***** INFORMATION GIVEN

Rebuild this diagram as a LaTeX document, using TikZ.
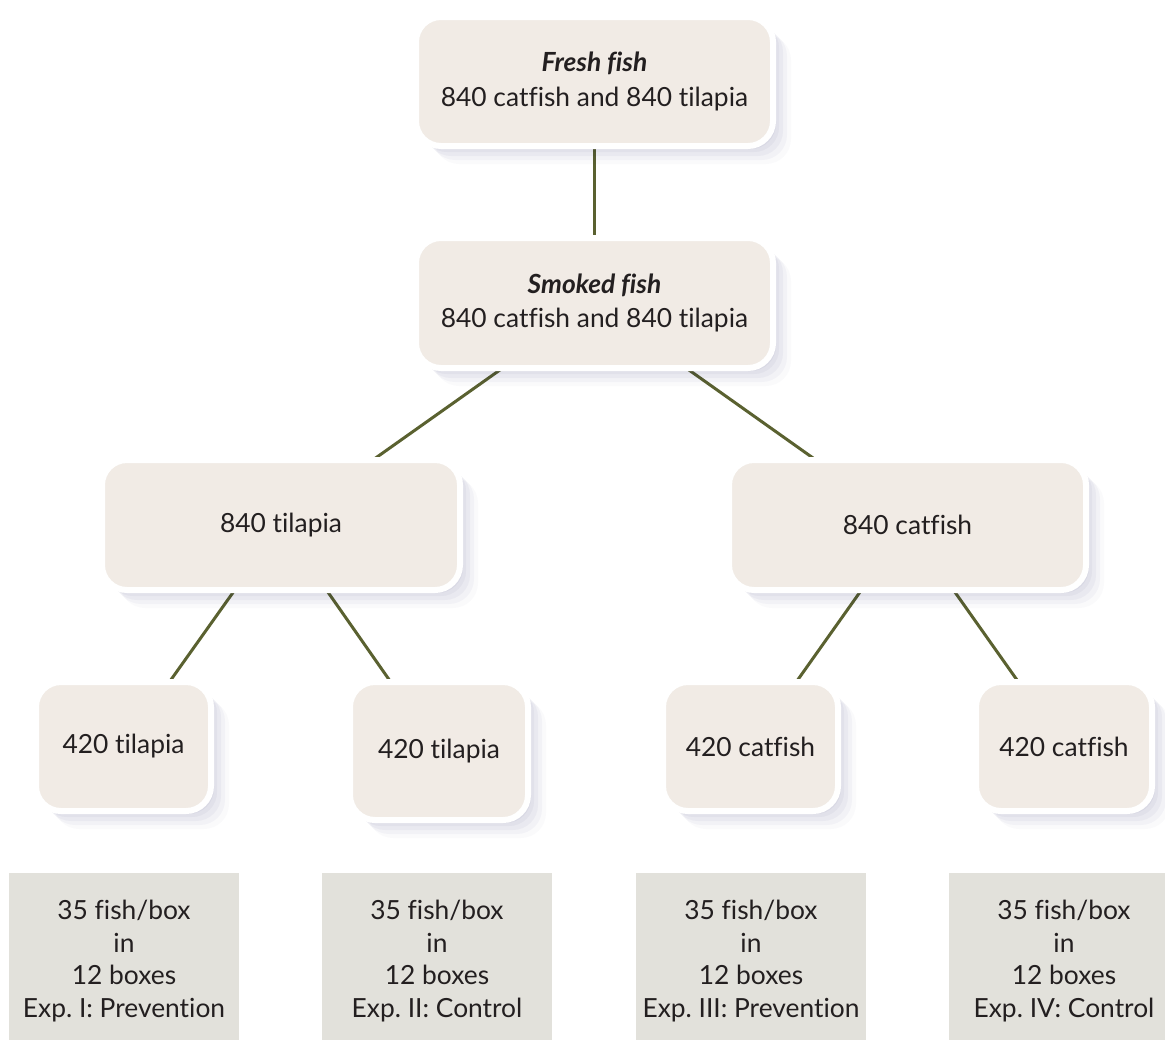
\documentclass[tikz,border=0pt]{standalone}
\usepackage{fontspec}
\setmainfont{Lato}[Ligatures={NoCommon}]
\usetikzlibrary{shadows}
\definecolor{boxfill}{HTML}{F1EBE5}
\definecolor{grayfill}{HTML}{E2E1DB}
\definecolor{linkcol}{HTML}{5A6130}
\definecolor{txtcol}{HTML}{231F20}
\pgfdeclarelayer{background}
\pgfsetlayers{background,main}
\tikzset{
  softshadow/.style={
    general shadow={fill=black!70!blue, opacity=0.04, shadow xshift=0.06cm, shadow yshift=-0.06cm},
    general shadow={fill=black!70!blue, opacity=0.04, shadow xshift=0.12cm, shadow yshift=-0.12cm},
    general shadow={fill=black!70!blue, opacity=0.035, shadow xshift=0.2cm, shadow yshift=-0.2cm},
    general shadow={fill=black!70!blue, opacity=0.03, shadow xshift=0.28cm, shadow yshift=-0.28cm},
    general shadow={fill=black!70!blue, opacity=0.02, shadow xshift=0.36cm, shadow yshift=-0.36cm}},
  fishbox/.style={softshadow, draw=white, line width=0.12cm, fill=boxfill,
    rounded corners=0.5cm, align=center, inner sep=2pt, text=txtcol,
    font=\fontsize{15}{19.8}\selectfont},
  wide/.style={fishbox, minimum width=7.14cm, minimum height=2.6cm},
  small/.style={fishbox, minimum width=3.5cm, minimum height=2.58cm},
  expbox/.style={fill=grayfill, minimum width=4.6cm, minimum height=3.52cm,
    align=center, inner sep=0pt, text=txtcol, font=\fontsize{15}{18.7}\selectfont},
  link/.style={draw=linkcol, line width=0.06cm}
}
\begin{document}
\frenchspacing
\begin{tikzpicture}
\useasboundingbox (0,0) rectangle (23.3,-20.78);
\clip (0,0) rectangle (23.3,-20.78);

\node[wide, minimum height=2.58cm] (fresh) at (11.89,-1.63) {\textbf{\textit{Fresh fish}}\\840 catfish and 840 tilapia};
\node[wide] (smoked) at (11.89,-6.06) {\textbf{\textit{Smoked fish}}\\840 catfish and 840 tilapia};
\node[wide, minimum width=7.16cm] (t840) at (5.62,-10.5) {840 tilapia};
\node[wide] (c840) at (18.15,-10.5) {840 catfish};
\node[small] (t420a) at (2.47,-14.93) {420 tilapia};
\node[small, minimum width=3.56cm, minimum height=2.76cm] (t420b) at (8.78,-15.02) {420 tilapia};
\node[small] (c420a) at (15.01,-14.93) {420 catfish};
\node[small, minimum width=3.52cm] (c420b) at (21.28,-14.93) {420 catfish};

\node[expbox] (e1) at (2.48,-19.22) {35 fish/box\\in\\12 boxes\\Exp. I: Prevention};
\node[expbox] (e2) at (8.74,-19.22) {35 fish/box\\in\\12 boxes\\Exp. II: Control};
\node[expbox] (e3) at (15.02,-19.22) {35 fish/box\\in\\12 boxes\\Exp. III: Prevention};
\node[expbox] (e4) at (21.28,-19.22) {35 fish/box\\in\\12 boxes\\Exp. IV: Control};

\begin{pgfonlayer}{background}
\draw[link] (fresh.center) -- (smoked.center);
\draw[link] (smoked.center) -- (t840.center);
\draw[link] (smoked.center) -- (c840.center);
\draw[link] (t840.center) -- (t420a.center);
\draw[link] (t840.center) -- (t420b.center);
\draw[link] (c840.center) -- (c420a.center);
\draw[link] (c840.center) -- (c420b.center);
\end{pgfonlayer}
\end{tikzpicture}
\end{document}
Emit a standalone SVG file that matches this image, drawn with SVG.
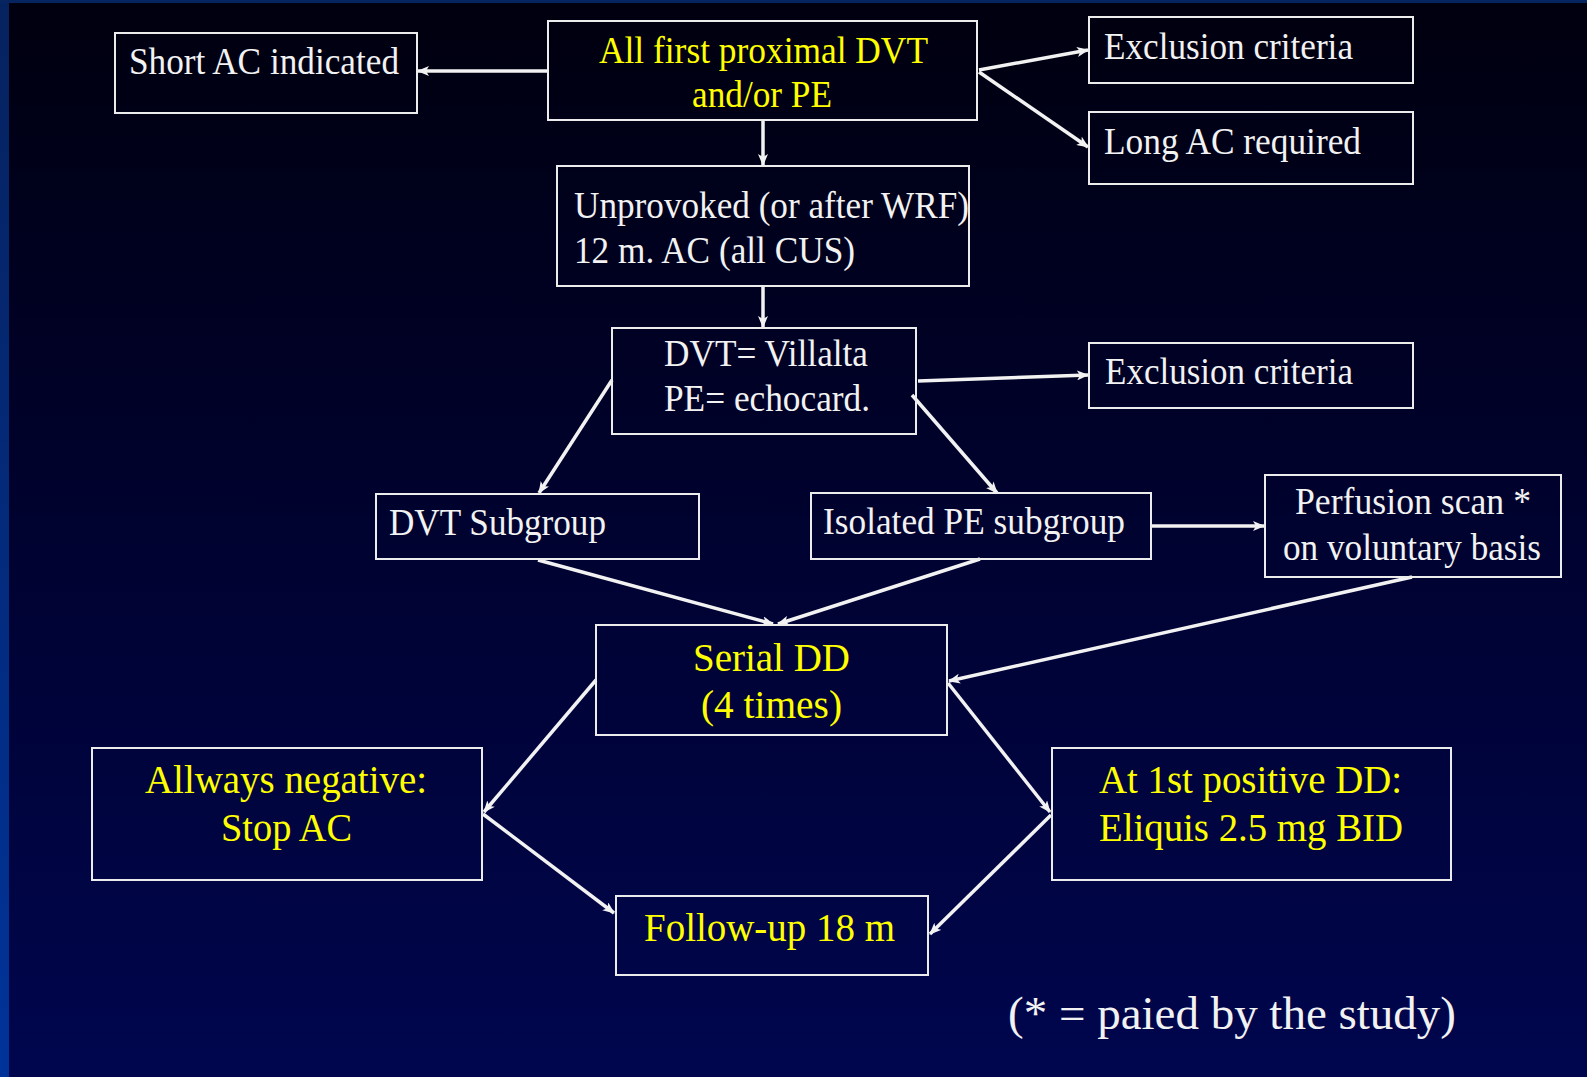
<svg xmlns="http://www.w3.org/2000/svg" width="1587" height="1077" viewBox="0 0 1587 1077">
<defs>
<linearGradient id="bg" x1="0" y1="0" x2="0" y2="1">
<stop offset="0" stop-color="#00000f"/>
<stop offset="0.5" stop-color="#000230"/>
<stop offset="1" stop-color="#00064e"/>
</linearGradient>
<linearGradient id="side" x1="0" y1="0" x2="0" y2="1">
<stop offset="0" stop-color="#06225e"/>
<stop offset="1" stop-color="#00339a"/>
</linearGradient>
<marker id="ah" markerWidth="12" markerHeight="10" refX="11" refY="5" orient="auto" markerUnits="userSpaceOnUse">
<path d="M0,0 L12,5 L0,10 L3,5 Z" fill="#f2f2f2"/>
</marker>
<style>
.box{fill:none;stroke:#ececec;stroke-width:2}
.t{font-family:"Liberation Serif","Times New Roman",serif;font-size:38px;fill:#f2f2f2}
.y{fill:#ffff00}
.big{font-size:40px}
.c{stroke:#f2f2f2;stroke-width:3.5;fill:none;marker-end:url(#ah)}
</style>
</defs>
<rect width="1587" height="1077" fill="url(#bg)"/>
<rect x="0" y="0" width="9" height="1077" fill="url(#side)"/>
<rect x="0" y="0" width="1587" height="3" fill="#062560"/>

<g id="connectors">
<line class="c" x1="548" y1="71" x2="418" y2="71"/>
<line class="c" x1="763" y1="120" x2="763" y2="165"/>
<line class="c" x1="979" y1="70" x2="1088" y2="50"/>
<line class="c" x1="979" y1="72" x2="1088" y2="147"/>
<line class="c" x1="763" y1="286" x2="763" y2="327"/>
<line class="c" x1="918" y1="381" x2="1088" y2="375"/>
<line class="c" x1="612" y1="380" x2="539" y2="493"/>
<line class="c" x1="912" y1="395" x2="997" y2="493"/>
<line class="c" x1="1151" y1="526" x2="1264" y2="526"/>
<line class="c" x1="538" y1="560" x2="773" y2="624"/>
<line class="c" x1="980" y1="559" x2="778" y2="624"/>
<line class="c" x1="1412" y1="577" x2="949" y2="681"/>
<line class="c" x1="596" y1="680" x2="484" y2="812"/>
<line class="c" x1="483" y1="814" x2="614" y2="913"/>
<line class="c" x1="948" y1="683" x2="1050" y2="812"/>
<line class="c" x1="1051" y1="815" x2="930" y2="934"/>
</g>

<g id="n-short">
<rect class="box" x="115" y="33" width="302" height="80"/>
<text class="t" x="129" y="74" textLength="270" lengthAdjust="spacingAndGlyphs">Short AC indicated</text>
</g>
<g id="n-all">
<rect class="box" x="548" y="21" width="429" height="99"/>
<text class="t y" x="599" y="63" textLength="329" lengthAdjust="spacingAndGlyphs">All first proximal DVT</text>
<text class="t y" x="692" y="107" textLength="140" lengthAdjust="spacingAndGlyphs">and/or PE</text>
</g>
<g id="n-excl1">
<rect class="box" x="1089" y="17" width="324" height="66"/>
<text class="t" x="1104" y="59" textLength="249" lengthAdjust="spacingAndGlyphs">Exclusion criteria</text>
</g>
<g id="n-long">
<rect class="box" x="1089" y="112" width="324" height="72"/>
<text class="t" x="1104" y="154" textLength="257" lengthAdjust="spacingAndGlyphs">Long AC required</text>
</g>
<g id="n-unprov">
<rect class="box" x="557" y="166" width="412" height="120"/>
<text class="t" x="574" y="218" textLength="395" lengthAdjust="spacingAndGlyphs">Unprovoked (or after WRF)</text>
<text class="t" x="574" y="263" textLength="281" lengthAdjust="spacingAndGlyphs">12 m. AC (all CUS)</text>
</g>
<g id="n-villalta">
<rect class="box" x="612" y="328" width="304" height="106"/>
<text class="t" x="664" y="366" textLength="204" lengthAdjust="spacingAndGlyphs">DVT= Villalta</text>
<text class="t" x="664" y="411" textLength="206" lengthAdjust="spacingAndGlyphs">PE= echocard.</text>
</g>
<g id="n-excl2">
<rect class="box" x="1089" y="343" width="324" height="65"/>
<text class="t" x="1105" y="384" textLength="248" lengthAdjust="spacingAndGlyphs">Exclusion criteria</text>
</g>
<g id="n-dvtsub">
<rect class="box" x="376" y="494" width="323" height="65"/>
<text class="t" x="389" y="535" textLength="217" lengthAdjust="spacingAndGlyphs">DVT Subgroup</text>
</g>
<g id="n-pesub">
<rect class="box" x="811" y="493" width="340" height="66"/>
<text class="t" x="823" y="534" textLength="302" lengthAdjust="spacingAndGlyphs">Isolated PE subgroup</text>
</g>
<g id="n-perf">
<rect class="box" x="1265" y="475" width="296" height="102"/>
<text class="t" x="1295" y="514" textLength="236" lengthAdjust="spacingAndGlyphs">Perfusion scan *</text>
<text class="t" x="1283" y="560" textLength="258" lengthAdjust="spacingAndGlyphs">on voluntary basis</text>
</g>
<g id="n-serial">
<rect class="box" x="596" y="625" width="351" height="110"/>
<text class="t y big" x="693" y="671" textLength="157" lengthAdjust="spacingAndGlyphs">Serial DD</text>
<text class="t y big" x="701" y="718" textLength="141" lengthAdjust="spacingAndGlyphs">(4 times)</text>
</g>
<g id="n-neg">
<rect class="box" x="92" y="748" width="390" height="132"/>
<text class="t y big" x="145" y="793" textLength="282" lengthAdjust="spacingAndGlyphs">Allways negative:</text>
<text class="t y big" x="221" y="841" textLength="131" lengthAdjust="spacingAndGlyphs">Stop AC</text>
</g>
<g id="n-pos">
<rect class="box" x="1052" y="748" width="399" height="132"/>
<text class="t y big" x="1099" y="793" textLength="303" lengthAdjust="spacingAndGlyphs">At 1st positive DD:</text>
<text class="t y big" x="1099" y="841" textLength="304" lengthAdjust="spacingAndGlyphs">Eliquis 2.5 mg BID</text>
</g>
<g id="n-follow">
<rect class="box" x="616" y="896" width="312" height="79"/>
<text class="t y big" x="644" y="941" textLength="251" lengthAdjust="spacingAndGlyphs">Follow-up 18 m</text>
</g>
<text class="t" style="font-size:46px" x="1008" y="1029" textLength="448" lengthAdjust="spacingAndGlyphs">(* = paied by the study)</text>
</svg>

**********

:: EXERCISE ::
Find the word "this" in the entries, and copy every line it shows up in.

:: RESPONSE ::
Rebuild this diagram as a LaTeX document, using TikZ.
Emit a standalone SVG file that matches this image, drawn with SVG.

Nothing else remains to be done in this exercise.